__TASK GOAL__: The data must be returned in full and exactly as given.

__PROVIDED DATA__:
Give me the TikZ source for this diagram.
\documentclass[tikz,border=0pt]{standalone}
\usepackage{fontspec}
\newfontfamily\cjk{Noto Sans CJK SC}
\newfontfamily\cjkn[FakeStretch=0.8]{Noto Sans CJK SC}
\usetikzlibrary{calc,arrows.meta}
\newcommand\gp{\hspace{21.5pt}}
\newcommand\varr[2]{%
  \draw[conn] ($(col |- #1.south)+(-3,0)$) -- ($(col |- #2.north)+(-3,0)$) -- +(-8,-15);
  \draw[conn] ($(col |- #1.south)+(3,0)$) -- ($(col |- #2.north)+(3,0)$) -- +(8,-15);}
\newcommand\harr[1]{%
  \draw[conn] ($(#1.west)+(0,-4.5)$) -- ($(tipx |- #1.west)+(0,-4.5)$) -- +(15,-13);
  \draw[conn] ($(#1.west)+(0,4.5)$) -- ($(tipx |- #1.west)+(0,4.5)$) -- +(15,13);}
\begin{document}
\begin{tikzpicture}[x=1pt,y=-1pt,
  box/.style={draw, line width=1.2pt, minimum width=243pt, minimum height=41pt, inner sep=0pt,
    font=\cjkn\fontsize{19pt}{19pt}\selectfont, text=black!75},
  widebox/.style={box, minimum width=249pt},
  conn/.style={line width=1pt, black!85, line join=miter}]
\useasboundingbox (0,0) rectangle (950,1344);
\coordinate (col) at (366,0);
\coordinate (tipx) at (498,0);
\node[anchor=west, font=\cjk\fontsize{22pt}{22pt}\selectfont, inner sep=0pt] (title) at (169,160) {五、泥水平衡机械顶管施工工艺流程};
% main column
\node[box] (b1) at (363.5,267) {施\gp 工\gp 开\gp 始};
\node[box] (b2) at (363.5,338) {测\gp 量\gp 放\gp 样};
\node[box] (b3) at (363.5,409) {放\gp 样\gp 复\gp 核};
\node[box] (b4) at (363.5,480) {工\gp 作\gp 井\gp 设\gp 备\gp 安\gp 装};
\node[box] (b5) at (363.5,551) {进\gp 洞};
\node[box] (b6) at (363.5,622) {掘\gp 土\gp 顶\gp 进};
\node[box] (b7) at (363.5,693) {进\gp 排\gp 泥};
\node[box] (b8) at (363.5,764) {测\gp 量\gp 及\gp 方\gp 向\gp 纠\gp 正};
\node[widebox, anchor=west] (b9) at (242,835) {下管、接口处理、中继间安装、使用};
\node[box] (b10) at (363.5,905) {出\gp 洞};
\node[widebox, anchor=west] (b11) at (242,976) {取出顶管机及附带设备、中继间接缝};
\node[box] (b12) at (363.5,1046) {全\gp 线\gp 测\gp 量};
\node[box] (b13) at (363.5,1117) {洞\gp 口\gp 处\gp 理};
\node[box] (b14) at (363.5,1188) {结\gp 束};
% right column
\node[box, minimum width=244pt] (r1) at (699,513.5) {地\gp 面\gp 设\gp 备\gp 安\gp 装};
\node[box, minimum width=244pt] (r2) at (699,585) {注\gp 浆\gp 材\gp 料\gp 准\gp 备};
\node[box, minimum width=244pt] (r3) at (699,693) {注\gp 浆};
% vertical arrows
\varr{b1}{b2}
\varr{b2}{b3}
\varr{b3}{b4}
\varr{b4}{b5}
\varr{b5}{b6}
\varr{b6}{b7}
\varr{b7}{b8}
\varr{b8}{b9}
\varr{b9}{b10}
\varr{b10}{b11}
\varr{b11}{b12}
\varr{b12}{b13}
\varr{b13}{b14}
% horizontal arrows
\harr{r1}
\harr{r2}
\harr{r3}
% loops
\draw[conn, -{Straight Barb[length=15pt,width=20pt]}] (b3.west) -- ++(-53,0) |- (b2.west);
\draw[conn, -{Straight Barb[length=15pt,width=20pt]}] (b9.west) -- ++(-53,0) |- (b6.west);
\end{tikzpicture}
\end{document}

__TASK ANSWER__:
Give me the TikZ source for this diagram.
\documentclass[tikz,border=0pt]{standalone}
\usepackage{fontspec}
\newfontfamily\cjk{Noto Sans CJK SC}
\newfontfamily\cjkn[FakeStretch=0.8]{Noto Sans CJK SC}
\usetikzlibrary{calc,arrows.meta}
\newcommand\gp{\hspace{21.5pt}}
\newcommand\varr[2]{%
  \draw[conn] ($(col |- #1.south)+(-3,0)$) -- ($(col |- #2.north)+(-3,0)$) -- +(-8,-15);
  \draw[conn] ($(col |- #1.south)+(3,0)$) -- ($(col |- #2.north)+(3,0)$) -- +(8,-15);}
\newcommand\harr[1]{%
  \draw[conn] ($(#1.west)+(0,-4.5)$) -- ($(tipx |- #1.west)+(0,-4.5)$) -- +(15,-13);
  \draw[conn] ($(#1.west)+(0,4.5)$) -- ($(tipx |- #1.west)+(0,4.5)$) -- +(15,13);}
\begin{document}
\begin{tikzpicture}[x=1pt,y=-1pt,
  box/.style={draw, line width=1.2pt, minimum width=243pt, minimum height=41pt, inner sep=0pt,
    font=\cjkn\fontsize{19pt}{19pt}\selectfont, text=black!75},
  widebox/.style={box, minimum width=249pt},
  conn/.style={line width=1pt, black!85, line join=miter}]
\useasboundingbox (0,0) rectangle (950,1344);
\coordinate (col) at (366,0);
\coordinate (tipx) at (498,0);
\node[anchor=west, font=\cjk\fontsize{22pt}{22pt}\selectfont, inner sep=0pt] (title) at (169,160) {五、泥水平衡机械顶管施工工艺流程};
% main column
\node[box] (b1) at (363.5,267) {施\gp 工\gp 开\gp 始};
\node[box] (b2) at (363.5,338) {测\gp 量\gp 放\gp 样};
\node[box] (b3) at (363.5,409) {放\gp 样\gp 复\gp 核};
\node[box] (b4) at (363.5,480) {工\gp 作\gp 井\gp 设\gp 备\gp 安\gp 装};
\node[box] (b5) at (363.5,551) {进\gp 洞};
\node[box] (b6) at (363.5,622) {掘\gp 土\gp 顶\gp 进};
\node[box] (b7) at (363.5,693) {进\gp 排\gp 泥};
\node[box] (b8) at (363.5,764) {测\gp 量\gp 及\gp 方\gp 向\gp 纠\gp 正};
\node[widebox, anchor=west] (b9) at (242,835) {下管、接口处理、中继间安装、使用};
\node[box] (b10) at (363.5,905) {出\gp 洞};
\node[widebox, anchor=west] (b11) at (242,976) {取出顶管机及附带设备、中继间接缝};
\node[box] (b12) at (363.5,1046) {全\gp 线\gp 测\gp 量};
\node[box] (b13) at (363.5,1117) {洞\gp 口\gp 处\gp 理};
\node[box] (b14) at (363.5,1188) {结\gp 束};
% right column
\node[box, minimum width=244pt] (r1) at (699,513.5) {地\gp 面\gp 设\gp 备\gp 安\gp 装};
\node[box, minimum width=244pt] (r2) at (699,585) {注\gp 浆\gp 材\gp 料\gp 准\gp 备};
\node[box, minimum width=244pt] (r3) at (699,693) {注\gp 浆};
% vertical arrows
\varr{b1}{b2}
\varr{b2}{b3}
\varr{b3}{b4}
\varr{b4}{b5}
\varr{b5}{b6}
\varr{b6}{b7}
\varr{b7}{b8}
\varr{b8}{b9}
\varr{b9}{b10}
\varr{b10}{b11}
\varr{b11}{b12}
\varr{b12}{b13}
\varr{b13}{b14}
% horizontal arrows
\harr{r1}
\harr{r2}
\harr{r3}
% loops
\draw[conn, -{Straight Barb[length=15pt,width=20pt]}] (b3.west) -- ++(-53,0) |- (b2.west);
\draw[conn, -{Straight Barb[length=15pt,width=20pt]}] (b9.west) -- ++(-53,0) |- (b6.west);
\end{tikzpicture}
\end{document}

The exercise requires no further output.